----- DATASET RECORDS
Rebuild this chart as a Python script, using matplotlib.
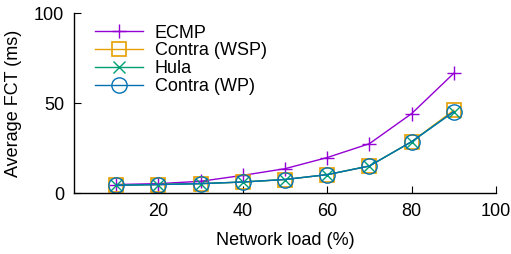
import matplotlib
matplotlib.use("Agg")
import matplotlib.pyplot as plt

plt.rcParams['font.family'] = ['Liberation Sans', 'DejaVu Sans']

load = [10, 20, 30, 40, 50, 60, 70, 80, 90]
ecmp = [4.7, 5.2, 6.5, 9.8, 13.5, 19.7, 27.4, 44.1, 66.5]
contra_wsp = [4.3, 4.7, 5.2, 6.1, 7.5, 10.2, 15.0, 28.5, 46.0]
hula = [4.3, 4.7, 5.2, 6.1, 7.5, 10.2, 15.0, 28.5, 45.2]
contra_wp = [4.3, 4.7, 5.2, 6.1, 7.5, 10.2, 15.0, 28.5, 45.2]

fig = plt.figure(figsize=(5.11, 2.54), dpi=100)
ax = fig.add_axes([74/511, 1-193/254, (496-74)/511, (193-13)/254])

ax.plot(load, ecmp, color='#9400D3', marker='+', markersize=10.5, markeredgewidth=1.0, lw=1.0, label='ECMP')
ax.plot(load, contra_wsp, color='#E69F00', marker='s', markersize=10.5, markerfacecolor='none', markeredgewidth=1.2, lw=1.0, label='Contra (WSP)')
ax.plot(load, hula, color='#009E73', marker='x', markersize=8.5, markeredgewidth=1.0, lw=1.0, label='Hula')
ax.plot(load, contra_wp, color='#0072B2', marker='o', markersize=11, markerfacecolor='none', markeredgewidth=1.0, lw=1.0, label='Contra (WP)')

ax.set_xlim(0, 100)
ax.set_ylim(0, 100)
ax.set_xticks([20, 40, 60, 80, 100])
ax.set_yticks([0, 50, 100])
ax.spines['top'].set_visible(False)
ax.spines['right'].set_visible(False)
for s in ax.spines.values():
    s.set_linewidth(1.0)
ax.tick_params(direction='in', length=5, labelsize=13, pad=7)
ax.set_xlabel('Network load (%)', fontsize=13, labelpad=9)
ax.set_ylabel('Average FCT (ms)', fontsize=13, labelpad=9)

leg = ax.legend(loc='upper left', bbox_to_anchor=(0.042, 0.956), frameon=False, fontsize=13,
                handlelength=2.65, handletextpad=0.65, labelspacing=0.05, borderpad=0.2,
                borderaxespad=0.0)

fig.savefig('out.png', dpi=100)
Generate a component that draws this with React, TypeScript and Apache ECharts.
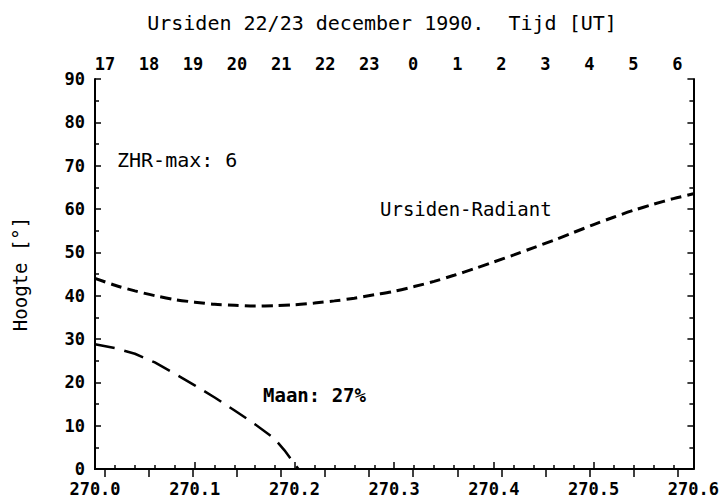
import React, { useEffect, useRef } from "react";
import * as echarts from "echarts";

// Solar longitude (deg) sample points
const longitudes = [
  270.0, 270.02, 270.04, 270.06, 270.08, 270.1, 270.12, 270.14, 270.16, 270.18,
  270.2, 270.22, 270.24, 270.26, 270.28, 270.3, 270.32, 270.34, 270.36, 270.38,
  270.4, 270.42, 270.44, 270.46, 270.48, 270.5, 270.52, 270.54, 270.56, 270.58, 270.6,
];
// Altitude of the Ursid radiant (deg)
const radiantAltitude = [
  44.0, 42.4, 41.1, 40.0, 39.1, 38.5, 38.0, 37.8, 37.6, 37.7,
  37.9, 38.3, 38.8, 39.4, 40.2, 41.0, 42.1, 43.3, 44.7, 46.2,
  47.8, 49.4, 51.1, 52.8, 54.6, 56.4, 58.1, 59.7, 61.1, 62.4, 63.5,
];
// Moon altitude until moonset
const moonLongitudes = [
  270.0, 270.02, 270.04, 270.06, 270.08, 270.1, 270.12, 270.14, 270.16, 270.18, 270.19, 270.2, 270.204,
];
const moonAltitude = [28.8, 27.9, 26.6, 24.6, 22.0, 19.3, 16.5, 13.5, 10.4, 7.0, 4.3, 1.2, 0];

// Top axis: UT hours (continuous hour count from 22 dec 0h) and their labels
const hourTicks = [17, 18, 19, 20, 21, 22, 23, 24, 25, 26, 27, 28, 29, 30];
const hourLabels = ["17", "18", "19", "20", "21", "22", "23", "0", "1", "2", "3", "4", "5", "6"];
const hourAxisMin = 16.773;
const hourAxisMax = 30.363;

const titleText = "Ursiden 22/23 december 1990.\u00a0 Tijd [UT]";
const yAxisName = "Hoogte [°]";
const annotations = ["ZHR-max: 6", "Ursiden-Radiant", "Maan: 27%"];

const FONT = "'DejaVu Sans Mono', monospace";

export default function App() {
  const ref = useRef<HTMLDivElement>(null);
  useEffect(() => {
    const chart = echarts.init(ref.current!, null, { renderer: "svg" });
    const axisLine = { show: true, lineStyle: { color: "#000", width: 2 } };
    const labelStyle = {
      color: "#000",
      fontFamily: FONT,
      fontWeight: "bold" as const,
      fontSize: 17,
    };
    chart.setOption({
      animation: false,
      backgroundColor: "#fff",
      grid: { left: 95, right: 28, top: 79, bottom: 32, containLabel: false },
      xAxis: [
        {
          type: "value",
          position: "bottom",
          min: 270,
          max: 270.6,
          interval: 0.1,
          axisLine,
          axisTick: { show: true, inside: true, length: 7, lineStyle: { color: "#000", width: 1.5 } },
          minorTick: { show: true, splitNumber: 5, length: 4, lineStyle: { color: "#000", width: 1.5 } },
          splitLine: { show: false },
          axisLabel: {
            ...labelStyle,
            margin: 11,
            showMinLabel: true,
            showMaxLabel: true,
            formatter: (v: number) => v.toFixed(1),
          },
        },
        {
          type: "value",
          position: "top",
          min: hourAxisMin,
          max: hourAxisMax,
          axisLine,
          axisTick: {
            show: true,
            inside: true,
            length: 8,
            customValues: hourTicks,
            lineStyle: { color: "#000", width: 1.5 },
          },
          splitLine: { show: false },
          axisLabel: {
            ...labelStyle,
            margin: 7,
            customValues: hourTicks,
            formatter: (v: number) => hourLabels[hourTicks.indexOf(Math.round(v))] ?? "",
          },
        },
      ],
      yAxis: [
        {
          type: "value",
          position: "left",
          min: 0,
          max: 90,
          interval: 10,
          name: yAxisName,
          nameLocation: "middle",
          nameRotate: 90,
          nameGap: 66,
          nameTextStyle: { color: "#000", fontFamily: FONT, fontSize: 19 },
          axisLine,
          axisTick: { show: true, inside: true, length: 6, lineStyle: { color: "#000", width: 1.5 } },
          minorTick: { show: true, splitNumber: 2, length: 4, lineStyle: { color: "#000", width: 1.5 } },
          splitLine: { show: false },
          axisLabel: { ...labelStyle, margin: 10 },
        },
        {
          type: "value",
          position: "right",
          min: 0,
          max: 90,
          interval: 10,
          axisLine,
          axisTick: { show: true, inside: true, length: 6, lineStyle: { color: "#000", width: 1.5 } },
          minorTick: { show: true, splitNumber: 2, length: 4, lineStyle: { color: "#000", width: 1.5 } },
          splitLine: { show: false },
          axisLabel: { show: false },
        },
      ],
      series: [
        {
          type: "line",
          name: "Ursiden-Radiant",
          xAxisIndex: 0,
          yAxisIndex: 0,
          data: longitudes.map((x, i) => [x, radiantAltitude[i]]),
          showSymbol: false,
          smooth: 0.3,
          lineStyle: { color: "#000", width: 3, type: [11, 6] },
        },
        {
          type: "line",
          name: "Maan",
          xAxisIndex: 0,
          yAxisIndex: 0,
          data: moonLongitudes.map((x, i) => [x, moonAltitude[i]]),
          showSymbol: false,
          smooth: false,
          lineStyle: { color: "#000", width: 2.5, type: [20, 10] },
        },
      ],
      graphic: [
        {
          type: "text",
          x: 382,
          y: 23,
          style: {
            text: titleText,
            font: `20px ${FONT}`,
            fill: "#000",
            textAlign: "center",
            textVerticalAlign: "middle",
          },
        },
        {
          type: "text",
          x: 117,
          y: 160,
          style: {
            text: annotations[0],
            font: `20px ${FONT}`,
            fill: "#000",
            textAlign: "left",
            textVerticalAlign: "middle",
          },
        },
        {
          type: "text",
          x: 380,
          y: 209,
          style: {
            text: annotations[1],
            font: `19px ${FONT}`,
            fill: "#000",
            textAlign: "left",
            textVerticalAlign: "middle",
          },
        },
        {
          type: "text",
          x: 263,
          y: 395,
          style: {
            text: annotations[2],
            font: `bold 19px ${FONT}`,
            fill: "#000",
            textAlign: "left",
            textVerticalAlign: "middle",
          },
        },
      ],
    });
    return () => chart.dispose();
  }, []);
  return (
    <div
      ref={ref}
      style={{ position: "fixed", left: 0, top: 0, width: 722, height: 501, background: "#fff" }}
    />
  );
}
----------
**DIRECTIONS FOR THIS TASK:**
Pictures excluded, repeat exactly the lines from the top of the material through the line with "ax.set_ylabel('Average FCT (ms)', fontsize=13, labelpad=9)", including both of those lines.

**ANSWER TO THE TASK:**
Rebuild this chart as a Python script, using matplotlib.
import matplotlib
matplotlib.use("Agg")
import matplotlib.pyplot as plt

plt.rcParams['font.family'] = ['Liberation Sans', 'DejaVu Sans']

load = [10, 20, 30, 40, 50, 60, 70, 80, 90]
ecmp = [4.7, 5.2, 6.5, 9.8, 13.5, 19.7, 27.4, 44.1, 66.5]
contra_wsp = [4.3, 4.7, 5.2, 6.1, 7.5, 10.2, 15.0, 28.5, 46.0]
hula = [4.3, 4.7, 5.2, 6.1, 7.5, 10.2, 15.0, 28.5, 45.2]
contra_wp = [4.3, 4.7, 5.2, 6.1, 7.5, 10.2, 15.0, 28.5, 45.2]

fig = plt.figure(figsize=(5.11, 2.54), dpi=100)
ax = fig.add_axes([74/511, 1-193/254, (496-74)/511, (193-13)/254])

ax.plot(load, ecmp, color='#9400D3', marker='+', markersize=10.5, markeredgewidth=1.0, lw=1.0, label='ECMP')
ax.plot(load, contra_wsp, color='#E69F00', marker='s', markersize=10.5, markerfacecolor='none', markeredgewidth=1.2, lw=1.0, label='Contra (WSP)')
ax.plot(load, hula, color='#009E73', marker='x', markersize=8.5, markeredgewidth=1.0, lw=1.0, label='Hula')
ax.plot(load, contra_wp, color='#0072B2', marker='o', markersize=11, markerfacecolor='none', markeredgewidth=1.0, lw=1.0, label='Contra (WP)')

ax.set_xlim(0, 100)
ax.set_ylim(0, 100)
ax.set_xticks([20, 40, 60, 80, 100])
ax.set_yticks([0, 50, 100])
ax.spines['top'].set_visible(False)
ax.spines['right'].set_visible(False)
for s in ax.spines.values():
    s.set_linewidth(1.0)
ax.tick_params(direction='in', length=5, labelsize=13, pad=7)
ax.set_xlabel('Network load (%)', fontsize=13, labelpad=9)
ax.set_ylabel('Average FCT (ms)', fontsize=13, labelpad=9)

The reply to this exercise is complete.